The agreement emerged after Cibelli in May launched a director fight seeking three board positions, including one for himself, at e.l.f.’s 2020 annual meeting, scheduled for Aug. 27.

As part of the deal, e.l.f. agreed to expand its board by one seat to nine and include Lori Keith, portfolio manager of Parnassus Investments, a $5 billion mid capitalization fund, as an independent director. In the company’s release, Cibelli said Marathon introduced Keith to e.l.f.’s board.

With Keith’s addition, six of nine e.l.f. Beauty directors will be women, representing more than 60% of the board. According to relationship mapping service BoardEx, a sister company to The Deal, e.l.f. is one of 19 public companies headquartered in the U.S. with 60% or higher women on board.

E.l.f. also agreed to have a non-binding vote on its executive pay packages at its annual meeting this year. The company had been temporarily exempted from an advisory “say on pay” vote requirement that most public corporations must adhere to because its public offering in 2016 had been categorized as an emerging growth IPO under the JOBS Act.

E.l.f. agreed to reduce the maximum amount of shares it can issue to executives under its 2016 equity incentive award plan to 2% from 4% of outstanding shares. In essence, the agreement could reduce the total amount of equity bonus payouts for executives because it reduces the amount of shares that go into the equity pool for executive grants.

Cibelli had said he was surprised by what e.l.f. is paying its executive team, including CEO Tarang Amin, despite the company’s stagnant performance.

Cibelli had been agitating at e.l.f. since 2018, but it is likely that he didn’t decide to launch a contest until this year because a major investor and backer of company management, TPG Capital LP, had held a large stake in the business until recently. TPG cut its stake in the cosmetics company from nearly 30% in 2017 to the approximate 7% stake it now owns.

The Deal reported in November that Marathon was considering a director contest at e.l.f. in 2020.

Although Cibelli previously called on e.l.f. to consider selling itself, in May he pushed for a board subcommittee that would focus on reviewing expenses while considering alternatives to improve shareholder value.
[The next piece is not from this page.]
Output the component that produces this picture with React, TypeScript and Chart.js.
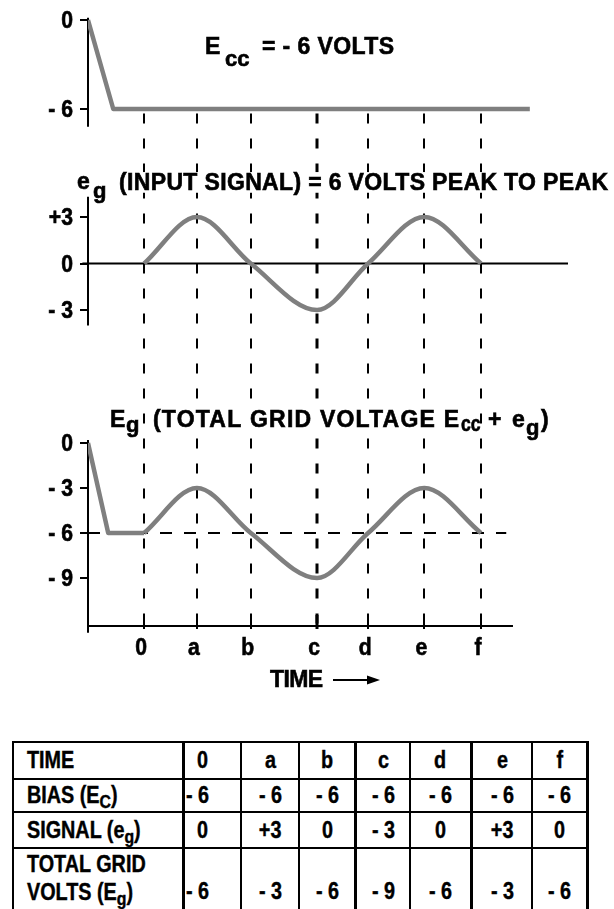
import React, { useEffect, useRef } from "react";
import { Chart, registerables } from "chart.js";

Chart.register(...registerables);

// ---------------- data ----------------
const TIME_LABELS = ["0", "a", "b", "c", "d", "e", "f"];
const TIME_POS = [0, 0.94, 1.9, 3.08, 3.99, 4.99, 6.0];
const BIAS_VALUES = [-6, -6, -6, -6, -6, -6, -6];
const SIGNAL_VALUES = [0, 3, 0, -3, 0, 3, 0];
const TOTAL_VALUES = [-6, -3, -6, -9, -6, -3, -6];

// switch-on of the bias supply (time, volts)
const BIAS_TRACE_T = [-1, -0.55, 6.87];
const BIAS_TRACE_V = [0, -6, -6];
const TOTAL_LEAD_T = [-1, -0.64, 0];
const TOTAL_LEAD_V = [0, -6, -6];
const BIAS_REF_T = [-1, 6.45];
const BIAS_REF_V = [-6, -6];

const TOP_TICKS = [0, -6];
const TOP_TICK_LABELS = ["0", "- 6"];
const MID_TICKS = [3, 0, -3];
const MID_TICK_LABELS = ["+3", "0", "- 3"];
const BOT_TICKS = [0, -3, -6, -9];
const BOT_TICK_LABELS = ["0", "- 3", "- 6", "- 9"];

// ---------------- layout ----------------
const W = 614;
const CH = 720;
const PAD_L = 88;
const PAD_R = 46;
const X_MIN = -1;
const X_MAX = 7.55;

function rangeFor(v1: number, p1: number, v2: number, p2: number) {
  const k = (p2 - p1) / (v1 - v2);
  return { min: v2 - (CH - p2) / k, max: v1 + p1 / k };
}
const TOP_RANGE = rangeFor(0, 20, -6, 109);
const MID_RANGE = rangeFor(3, 217, -3, 310);
const BOT_RANGE = rangeFor(0, 443, -9, 578);

const TOP_AXIS = [0.15, -7.2];
const MID_AXIS = [4.3, -4.0];
const BOT_AXIS = [0.2, -12.65];
const X_AXIS_V = -12.2;
const X_AXIS_END = 6.57;
const ZERO_LINE = [-1.1, 7.55];
const DASH_TOP_V = -6.3;
const EMPH = 3;

const GRAY = "#7f7f7f";
const FONT = '"Liberation Sans", Arial, Helvetica, sans-serif';
const CONDENSE = 0.92;

type Seg = { t: string; x: number; y: number; s: number; w?: number; cx?: number; bg?: boolean };
const TITLE_SEGS: Seg[] = [
  { t: "E", x: 205, y: 54, s: 23, cx: 1 },
  { t: "cc", x: 225, y: 66, s: 22, cx: 1 },
  { t: "= - 6 VOLTS", x: 262, y: 54, s: 23, w: 132, cx: 1 },
  { t: "e", x: 77, y: 189, s: 23, cx: 1 },
  { t: "g", x: 93, y: 198, s: 22, cx: 1 },
  { t: "(INPUT SIGNAL) = 6 VOLTS PEAK TO PEAK", x: 119, y: 190, s: 23, w: 489, cx: 1, bg: true },
  { t: "E", x: 110, y: 427, s: 23, cx: 1 },
  { t: "g", x: 126, y: 432, s: 22, cx: 1 },
  { t: "(TOTAL GRID VOLTAGE E", x: 153, y: 427, s: 23, w: 306, cx: 1, bg: true },
  { t: "cc", x: 461, y: 431, s: 22, cx: 0.8 },
  { t: "+", x: 488, y: 427, s: 23, cx: 1 },
  { t: "e", x: 512, y: 427, s: 23, cx: 1 },
  { t: "g", x: 526, y: 435, s: 22, cx: 1 },
  { t: ")", x: 541, y: 427, s: 23, cx: 1 },
  { t: "TIME", x: 270, y: 687, s: 23, w: 53, cx: 1 },
];

function drawText(ctx: any, s: string, x: number, y: number, size: number, align: string, w?: number, cx = CONDENSE, bg = false) {
  ctx.save();
  ctx.font = `bold ${size}px ${FONT}`;
  ctx.textAlign = align;
  ctx.textBaseline = "alphabetic";
  ctx.translate(x, y);
  const m = ctx.measureText(s).width;
  let scale = cx;
  if (w) {
    if ("letterSpacing" in ctx && s.length > 1) {
      ctx.letterSpacing = (w / cx - m) / (s.length - 1) + "px";
    } else {
      scale = w / m;
    }
  }
  if (bg && w) {
    ctx.fillStyle = "#fff";
    ctx.fillRect(-2, -size * 0.78, w + 4, size * 0.9);
  }
  ctx.scale(scale, 1);
  ctx.fillStyle = "#000";
  ctx.strokeStyle = "#000";
  ctx.lineWidth = 0.6;
  ctx.fillText(s, 0, 0);
  ctx.strokeText(s, 0, 0);
  ctx.restore();
}

function seg(ctx: any, x1: number, y1: number, x2: number, y2: number) {
  ctx.beginPath();
  ctx.moveTo(x1, y1);
  ctx.lineTo(x2, y2);
  ctx.stroke();
}

const overlay = {
  id: "overlay",
  beforeDatasetsDraw(chart: any) {
    const ctx = chart.ctx;
    const x = chart.scales.x;
    const yT = chart.scales.yTop;
    const yM = chart.scales.yMid;
    const yB = chart.scales.yBot;
    ctx.save();
    ctx.strokeStyle = "#000";
    ctx.lineCap = "butt";

    // dashed time markers
    const yStart = yT.getPixelForValue(DASH_TOP_V);
    const yEnd = yB.getPixelForValue(X_AXIS_V);
    TIME_POS.forEach((t, i) => {
      const px = Math.round(x.getPixelForValue(t));
      ctx.lineWidth = i === EMPH ? 3 : 2;
      ctx.setLineDash([10, 15]);
      seg(ctx, px, yStart, px, yEnd);
      ctx.setLineDash([]);
      seg(ctx, px, yEnd - 11, px, yEnd + 3);
    });

    ctx.setLineDash([]);
    ctx.lineWidth = 2;
    const ax = x.getPixelForValue(X_MIN);
    // vertical axes
    seg(ctx, ax, yT.getPixelForValue(TOP_AXIS[0]), ax, yT.getPixelForValue(TOP_AXIS[1]));
    seg(ctx, ax, yM.getPixelForValue(MID_AXIS[0]), ax, yM.getPixelForValue(MID_AXIS[1]));
    seg(ctx, ax, yB.getPixelForValue(BOT_AXIS[0]), ax, yB.getPixelForValue(BOT_AXIS[1]));
    // zero line of the signal
    seg(ctx, x.getPixelForValue(ZERO_LINE[0]), yM.getPixelForValue(0), x.getPixelForValue(ZERO_LINE[1]), yM.getPixelForValue(0));
    // time axis
    seg(ctx, ax, yEnd, x.getPixelForValue(X_AXIS_END), yEnd);

    // y ticks + labels
    const yTicks: [any, number[], string[]][] = [
      [yT, TOP_TICKS, TOP_TICK_LABELS],
      [yM, MID_TICKS, MID_TICK_LABELS],
      [yB, BOT_TICKS, BOT_TICK_LABELS],
    ];
    yTicks.forEach(([sc, vals, labs]) => {
      vals.forEach((v, i) => {
        const py = Math.round(sc.getPixelForValue(v));
        ctx.lineWidth = 2;
        seg(ctx, ax - 8, py, ax, py);
        drawText(ctx, labs[i], ax - 15, py + 8, 23, "right");
      });
    });

    // x labels
    TIME_POS.forEach((t, i) => {
      drawText(ctx, TIME_LABELS[i], x.getPixelForValue(t) - 3, yEnd + 29, 23, "center");
    });

    // titles
    TITLE_SEGS.forEach((s) => drawText(ctx, s.t, s.x, s.y, s.s, "left", s.w, s.cx ?? CONDENSE, !!s.bg));

    // arrow after TIME
    ctx.lineWidth = 2;
    seg(ctx, 333, 680, 369, 680);
    ctx.fillStyle = "#000";
    ctx.beginPath();
    ctx.moveTo(367, 675.5);
    ctx.lineTo(380, 680);
    ctx.lineTo(367, 684.5);
    ctx.closePath();
    ctx.fill();
    ctx.restore();
  },
};

const fmt = (v: number) => (v > 0 ? "+" + v : v < 0 ? "- " + -v : "0");

const COL_W = [168, 58, 58, 56, 55, 61, 61, 55];
const ROW_H = [35, 33, 36, 92];
const THICK_BEFORE = [1, 4, 6];

export default function App() {
  const ref = useRef<HTMLCanvasElement>(null);

  useEffect(() => {
    const pts = (xs: number[], ys: number[]) => xs.map((t, i) => ({ x: t, y: ys[i] }));
    const trace = { borderColor: GRAY, borderWidth: 4.5, pointRadius: 0, borderJoinStyle: "round", order: 1 };
    const chart = new Chart(ref.current as HTMLCanvasElement, {
      type: "line",
      data: {
        datasets: [
          { ...trace, data: pts(BIAS_TRACE_T, BIAS_TRACE_V), yAxisID: "yTop", tension: 0 },
          { ...trace, data: pts(TIME_POS, SIGNAL_VALUES), yAxisID: "yMid", cubicInterpolationMode: "monotone" },
          { ...trace, data: pts(TOTAL_LEAD_T, TOTAL_LEAD_V), yAxisID: "yBot", tension: 0 },
          { ...trace, data: pts(TIME_POS, TOTAL_VALUES), yAxisID: "yBot", cubicInterpolationMode: "monotone" },
          {
            data: pts(BIAS_REF_T, BIAS_REF_V),
            yAxisID: "yBot",
            borderColor: "#000",
            borderWidth: 2,
            borderDash: [12, 12],
            tension: 0,
            pointRadius: 0,
            order: 2,
          },
        ],
      } as any,
      options: {
        responsive: false,
        animation: false,
        devicePixelRatio: 1,
        events: [],
        layout: { padding: { left: PAD_L, right: PAD_R, top: 0, bottom: 0 } },
        plugins: { legend: { display: false }, tooltip: { enabled: false } },
        scales: {
          x: { type: "linear", min: X_MIN, max: X_MAX, display: false, bounds: "data" },
          yTop: { type: "linear", axis: "y", position: "left", min: TOP_RANGE.min, max: TOP_RANGE.max, display: false, bounds: "data" },
          yMid: { type: "linear", axis: "y", position: "left", min: MID_RANGE.min, max: MID_RANGE.max, display: false, bounds: "data" },
          yBot: { type: "linear", axis: "y", position: "left", min: BOT_RANGE.min, max: BOT_RANGE.max, display: false, bounds: "data" },
        },
      } as any,
      plugins: [overlay],
    });
    return () => chart.destroy();
  }, []);

  const rows: { label: React.ReactNode; values: string[] }[] = [
    { label: "TIME", values: TIME_LABELS },
    { label: <>BIAS (E<sub style={subStyle}>C</sub>)</>, values: BIAS_VALUES.map(fmt) },
    { label: <>SIGNAL (e<sub style={subStyle}>g</sub>)</>, values: SIGNAL_VALUES.map(fmt) },
    {
      label: (
        <>
          TOTAL GRID
          <br />
          VOLTS (E<sub style={subStyle}>g</sub>)
        </>
      ),
      values: TOTAL_VALUES.map(fmt),
    },
  ];

  return (
    <div style={{ position: "absolute", left: 0, top: 0, width: W, height: 909, overflow: "hidden", background: "#fff" }}>
      <canvas ref={ref} width={W} height={CH} style={{ position: "absolute", left: 0, top: 0, width: W, height: CH }} />
      <div
        style={{
          position: "absolute",
          left: 12,
          top: 741,
          display: "grid",
          gridTemplateColumns: COL_W.map((w) => w + "px").join(" "),
          gridTemplateRows: ROW_H.map((h) => h + "px").join(" "),
          borderTop: "2px solid #000",
          borderLeft: "2px solid #000",
          borderRight: "3px solid #000",
          fontFamily: FONT,
          fontWeight: "bold",
          fontSize: 23,
          color: "#000",
          WebkitTextStroke: "0.4px #000",
        }}
      >
        {rows.map((row, r) =>
          [row.label, ...row.values].map((content, c) => {
            const last = r === 3;
            const val = typeof content === "string" ? content : "";
            const left = c <= 1;
            return (
              <div
                key={r + "-" + c}
                style={{
                  boxSizing: "border-box",
                  borderTop: r === 0 ? "none" : "2px solid #000",
                  borderLeft: c === 0 ? "none" : THICK_BEFORE.includes(c) ? "3px solid #000" : "2px solid #000",
                  display: "flex",
                  alignItems: last ? "flex-start" : "center",
                  justifyContent: left ? "flex-start" : "center",
                  paddingLeft: c === 0 ? 13 : c === 1 ? (val.startsWith("-") ? 1 : 12) : 0,
                  paddingTop: last ? (c > 0 ? 28 : 1) : 0,
                  lineHeight: last ? "28px" : "normal",
                  whiteSpace: "nowrap",
                }}
              >
                <span
                  style={{
                    display: "inline-block",
                    transform: "scaleX(0.86)",
                    transformOrigin: left ? "left center" : "center center",
                  }}
                >
                  {content}
                </span>
              </div>
            );
          })
        )}
      </div>
    </div>
  );
}

const subStyle: React.CSSProperties = { fontSize: "0.8em", verticalAlign: "-0.25em", lineHeight: 0 };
The beauty company has had returns of 15% in 2020, but its shares are down 12% over the past three years, according to FactSet Research Systems Inc. The company’s stock shot up to $25 a share shortly after its IPO but traded lately at around $18.46 a share.

Morgan Stanley & Co. LLC served as financial advisor to e.l.f. and Latham & Watkins LLP partners Tad Freese and Joshua Dubofsky as well as Tiffany Campion, senior attorney for takeover defense and shareholder activism, provided legal advice to the company.

Olshan Frome Wolosky LLP partner Andrew Freedman is serving as counsel to Marathon.